If you are going simple (no cooking, not a huge tent, etc.), it should work.

Along with Arkels, consider Robert Beckman (aka Needleworks, RBD Designs, etc.).  He was some standard sized packs, but will custom add-on from there (solar rechargers, special requests, etc.  Extremely simple hookup but you can literally lift and swing bike by packs while they are attached.  As they are all hand made by him, you know what you are getting.

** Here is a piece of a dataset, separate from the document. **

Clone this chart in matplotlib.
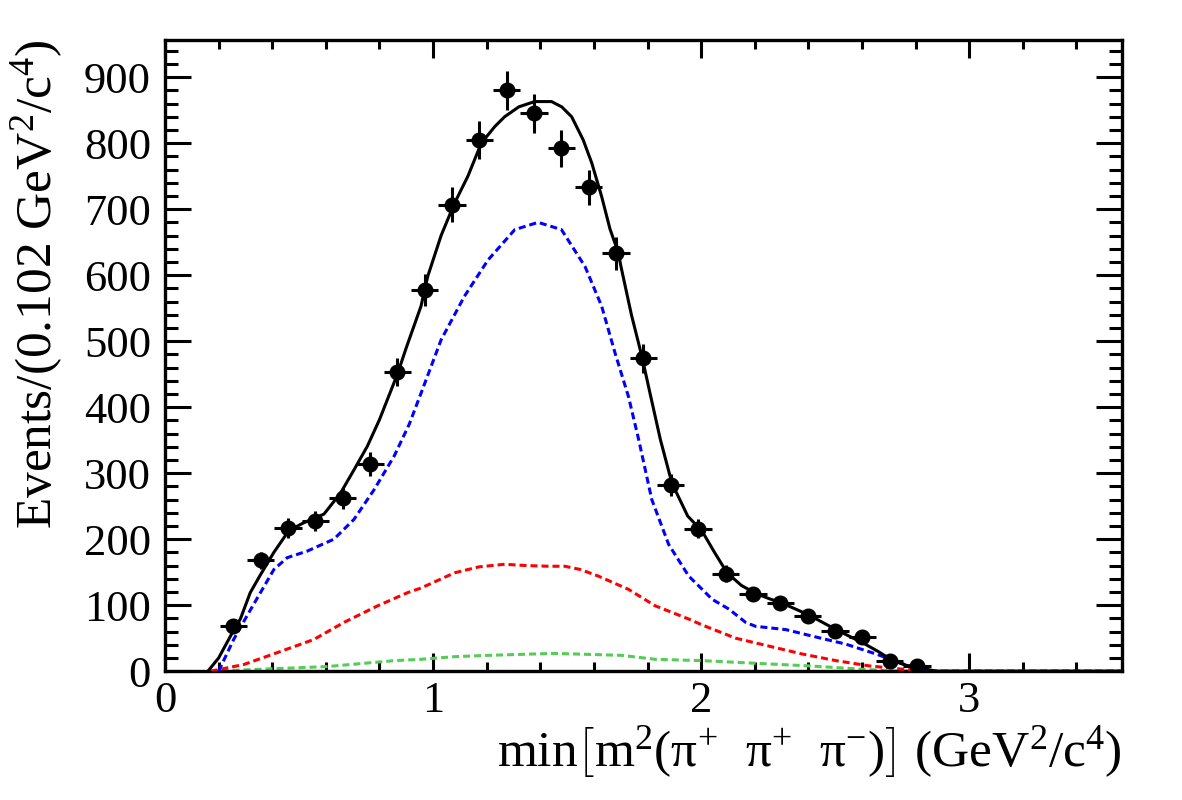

Very pricy, but very very good.

Happy trails and may the wind be at your back!

TulsaJohn

Offline jnorth

which panniers?
« Reply #9 on: February 17, 2007, 04:38:23 am »
ortlieb! a great attachment system, and they keep out all water and dust. the only downfall is very hot weather-your food will cook inside of them. they last forever-i rode 600 miles with the front rollers attached improperly with nary a problem. it may be a decision between pockets and plain. good luck!


Offline litespeed

which panniers?
« Reply #10 on: February 21, 2007, 01:16:22 pm »
After a few years of touring in the rain I got thoroughly sick of fooling with the rain covers on my Bruce Gordon panniers and bought Ortleibs all around. They are a fine, simple design and very reasonably priced. Besides being truly waterproof I love the easy way they can be yanked off the rack and taken to the bathhouse. I special ordered them from REI in yellow for maximum visibility. I still have the excellent, sturdy Bruce Gordon racks.